[Task input]:

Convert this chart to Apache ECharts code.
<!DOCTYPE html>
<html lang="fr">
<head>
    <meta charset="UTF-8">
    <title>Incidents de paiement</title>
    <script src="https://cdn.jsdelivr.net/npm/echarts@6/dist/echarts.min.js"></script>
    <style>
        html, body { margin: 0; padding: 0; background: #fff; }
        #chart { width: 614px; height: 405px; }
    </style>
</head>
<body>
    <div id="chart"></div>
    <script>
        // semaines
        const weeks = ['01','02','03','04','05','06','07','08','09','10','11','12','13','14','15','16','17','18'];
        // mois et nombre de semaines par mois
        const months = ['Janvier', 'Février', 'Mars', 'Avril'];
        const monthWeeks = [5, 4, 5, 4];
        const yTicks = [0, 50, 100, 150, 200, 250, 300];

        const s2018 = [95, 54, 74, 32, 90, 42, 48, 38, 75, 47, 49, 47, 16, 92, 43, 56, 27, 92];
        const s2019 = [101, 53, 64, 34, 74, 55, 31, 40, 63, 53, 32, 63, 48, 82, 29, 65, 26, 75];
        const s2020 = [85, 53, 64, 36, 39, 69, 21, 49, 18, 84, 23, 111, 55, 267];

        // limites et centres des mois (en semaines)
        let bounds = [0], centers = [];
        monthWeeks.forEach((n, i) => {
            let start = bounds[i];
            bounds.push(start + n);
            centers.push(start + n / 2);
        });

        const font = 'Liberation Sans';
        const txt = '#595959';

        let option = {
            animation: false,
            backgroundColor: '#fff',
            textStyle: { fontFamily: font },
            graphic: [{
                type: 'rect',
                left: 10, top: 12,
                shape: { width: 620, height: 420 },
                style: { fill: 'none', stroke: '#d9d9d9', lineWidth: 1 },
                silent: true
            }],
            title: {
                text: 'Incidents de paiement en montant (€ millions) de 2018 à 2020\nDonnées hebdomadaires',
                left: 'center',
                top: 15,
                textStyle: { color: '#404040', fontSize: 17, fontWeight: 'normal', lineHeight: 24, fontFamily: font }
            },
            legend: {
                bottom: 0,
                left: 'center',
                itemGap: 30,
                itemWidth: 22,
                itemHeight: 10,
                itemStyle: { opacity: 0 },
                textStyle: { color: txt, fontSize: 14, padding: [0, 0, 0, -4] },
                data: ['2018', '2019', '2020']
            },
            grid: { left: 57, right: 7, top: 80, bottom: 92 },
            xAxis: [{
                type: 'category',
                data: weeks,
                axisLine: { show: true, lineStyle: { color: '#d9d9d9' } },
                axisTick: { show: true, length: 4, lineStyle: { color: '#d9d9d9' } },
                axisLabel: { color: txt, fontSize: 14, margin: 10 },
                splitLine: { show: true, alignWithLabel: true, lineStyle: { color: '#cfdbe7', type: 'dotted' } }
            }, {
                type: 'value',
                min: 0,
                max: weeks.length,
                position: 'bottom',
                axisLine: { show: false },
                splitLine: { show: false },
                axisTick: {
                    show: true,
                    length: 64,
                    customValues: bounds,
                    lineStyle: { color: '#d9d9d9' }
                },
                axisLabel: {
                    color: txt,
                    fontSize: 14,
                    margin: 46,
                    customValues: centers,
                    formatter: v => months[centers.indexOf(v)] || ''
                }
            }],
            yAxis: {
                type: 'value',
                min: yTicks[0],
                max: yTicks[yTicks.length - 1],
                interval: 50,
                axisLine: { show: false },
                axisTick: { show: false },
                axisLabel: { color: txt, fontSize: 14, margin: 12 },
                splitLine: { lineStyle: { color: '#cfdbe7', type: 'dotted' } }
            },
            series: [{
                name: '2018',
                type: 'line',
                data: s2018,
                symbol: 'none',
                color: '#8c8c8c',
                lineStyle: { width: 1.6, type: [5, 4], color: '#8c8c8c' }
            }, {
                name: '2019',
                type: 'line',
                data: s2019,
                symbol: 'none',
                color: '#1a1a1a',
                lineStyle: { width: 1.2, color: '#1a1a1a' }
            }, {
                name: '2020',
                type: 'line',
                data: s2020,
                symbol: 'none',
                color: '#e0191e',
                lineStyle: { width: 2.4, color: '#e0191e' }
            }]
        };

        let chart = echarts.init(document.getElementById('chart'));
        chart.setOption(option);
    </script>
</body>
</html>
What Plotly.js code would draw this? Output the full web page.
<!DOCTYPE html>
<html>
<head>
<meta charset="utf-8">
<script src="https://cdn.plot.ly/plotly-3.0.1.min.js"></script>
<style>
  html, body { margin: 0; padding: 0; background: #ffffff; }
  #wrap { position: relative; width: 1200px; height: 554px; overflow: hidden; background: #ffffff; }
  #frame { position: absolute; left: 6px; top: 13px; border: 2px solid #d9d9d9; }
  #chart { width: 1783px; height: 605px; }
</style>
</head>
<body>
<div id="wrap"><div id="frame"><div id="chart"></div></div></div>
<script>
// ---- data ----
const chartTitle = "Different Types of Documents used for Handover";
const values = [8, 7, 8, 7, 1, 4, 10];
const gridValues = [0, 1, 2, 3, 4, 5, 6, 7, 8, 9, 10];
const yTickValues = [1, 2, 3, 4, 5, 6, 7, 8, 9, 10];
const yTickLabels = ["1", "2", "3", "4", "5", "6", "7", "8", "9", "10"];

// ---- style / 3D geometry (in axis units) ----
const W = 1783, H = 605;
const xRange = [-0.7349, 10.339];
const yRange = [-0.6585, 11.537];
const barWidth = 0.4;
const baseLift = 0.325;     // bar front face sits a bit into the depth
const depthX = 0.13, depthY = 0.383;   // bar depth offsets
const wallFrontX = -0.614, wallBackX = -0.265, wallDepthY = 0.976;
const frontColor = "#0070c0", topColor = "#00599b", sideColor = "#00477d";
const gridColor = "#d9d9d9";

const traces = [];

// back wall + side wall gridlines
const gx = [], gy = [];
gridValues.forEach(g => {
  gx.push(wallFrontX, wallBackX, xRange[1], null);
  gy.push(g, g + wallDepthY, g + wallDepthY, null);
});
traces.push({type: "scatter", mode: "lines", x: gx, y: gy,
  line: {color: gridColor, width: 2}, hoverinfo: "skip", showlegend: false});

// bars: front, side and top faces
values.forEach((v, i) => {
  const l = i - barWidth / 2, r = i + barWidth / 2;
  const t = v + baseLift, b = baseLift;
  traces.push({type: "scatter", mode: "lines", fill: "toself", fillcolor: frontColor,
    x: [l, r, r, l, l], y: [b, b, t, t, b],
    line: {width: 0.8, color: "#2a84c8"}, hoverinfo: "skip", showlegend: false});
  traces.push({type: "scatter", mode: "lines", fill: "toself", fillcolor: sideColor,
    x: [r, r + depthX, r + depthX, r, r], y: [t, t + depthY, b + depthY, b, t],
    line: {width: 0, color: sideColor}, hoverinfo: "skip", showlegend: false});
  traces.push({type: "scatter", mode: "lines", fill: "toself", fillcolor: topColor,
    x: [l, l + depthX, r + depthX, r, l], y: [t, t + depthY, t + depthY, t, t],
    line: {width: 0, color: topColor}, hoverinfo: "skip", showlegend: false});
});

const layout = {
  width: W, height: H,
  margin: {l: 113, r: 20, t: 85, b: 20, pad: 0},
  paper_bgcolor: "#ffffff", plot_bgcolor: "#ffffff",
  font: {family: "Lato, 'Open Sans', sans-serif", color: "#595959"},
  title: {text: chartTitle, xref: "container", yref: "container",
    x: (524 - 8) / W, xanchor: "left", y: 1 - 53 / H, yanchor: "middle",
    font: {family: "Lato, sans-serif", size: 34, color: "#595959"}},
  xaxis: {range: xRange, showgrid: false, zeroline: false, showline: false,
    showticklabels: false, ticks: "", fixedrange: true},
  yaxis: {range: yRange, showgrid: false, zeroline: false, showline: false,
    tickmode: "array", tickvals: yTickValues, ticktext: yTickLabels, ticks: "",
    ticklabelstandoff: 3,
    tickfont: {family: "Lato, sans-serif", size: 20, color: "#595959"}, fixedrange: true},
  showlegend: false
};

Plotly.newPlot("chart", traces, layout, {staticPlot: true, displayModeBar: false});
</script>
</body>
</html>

[Aim]: Only a number is wanted: how many lines contain "this"?

[Written answer]: 2